The rating agency said that slow but steady demand growth from China and India supports its stable outlook for the Asian refining and marketing (R&M) industry, despite a likely modest earnings contraction through 2017 and also anticipates EBITDA for the industry will decline by 1-3 percent through 2017. Further, the US Energy Information Administration (EIA) projects total liquid fuels consumption in the Asia Pacific to rise by 0.9 million barrels per day (bpd) in 2017 to 33.3 million bpd. China and India remain the fastest-growing product markets in Asia, collectively accounting for 80 percent of total demand growth in the region.

Moody’s said that Asian refiners have started to dial back their capacity additions and this trend is expected to continue in 2017-18, although the immediate impact on an oversupplied market will be somewhat limited. It further said that refiners have canceled, delayed or scaled back large- scale, greenfield refineries as well as capacity expansion projects that were originally planned to come on-stream over the next 18 months.
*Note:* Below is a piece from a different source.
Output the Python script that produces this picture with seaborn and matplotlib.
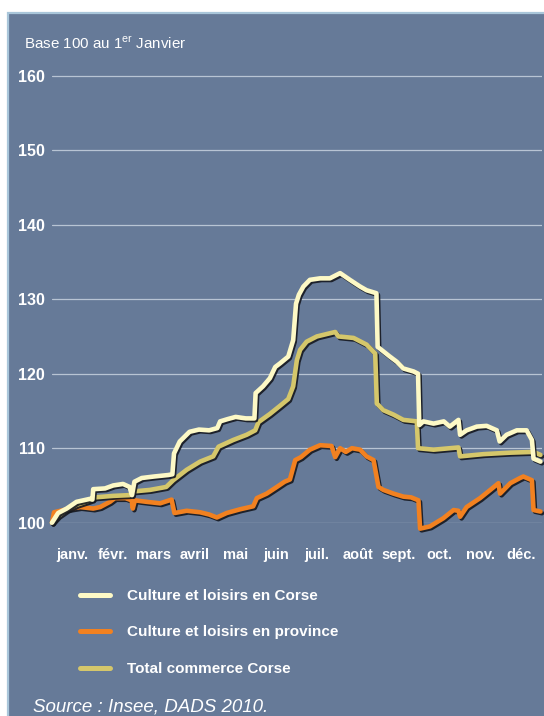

It also believes that such project delays and cancellations are partly in response to the ongoing supply glut in Asia, following over 400,000 barrels per day (bpd) of new capacity from India over the past few months.

The report however stated that economic slowdown in China, industry cyclicality and capacity overhang continue to pressure Asian refiners, despite stable outlook. Moody’s may change their outlook to negative if net refining capacity additions and increasing refinery output in Asia materially outpace growth in demand, such that their projected EBITDA for the industry declines by more than 10 percent; or if demand from China and India contracts. On the other hand, it would consider a positive outlook if regional demand overwhelms capacity additions such that refining margins exceed $ 8 per barrel on a sustained basis and if it raises its EBITDA growth forecast to above 10 percent.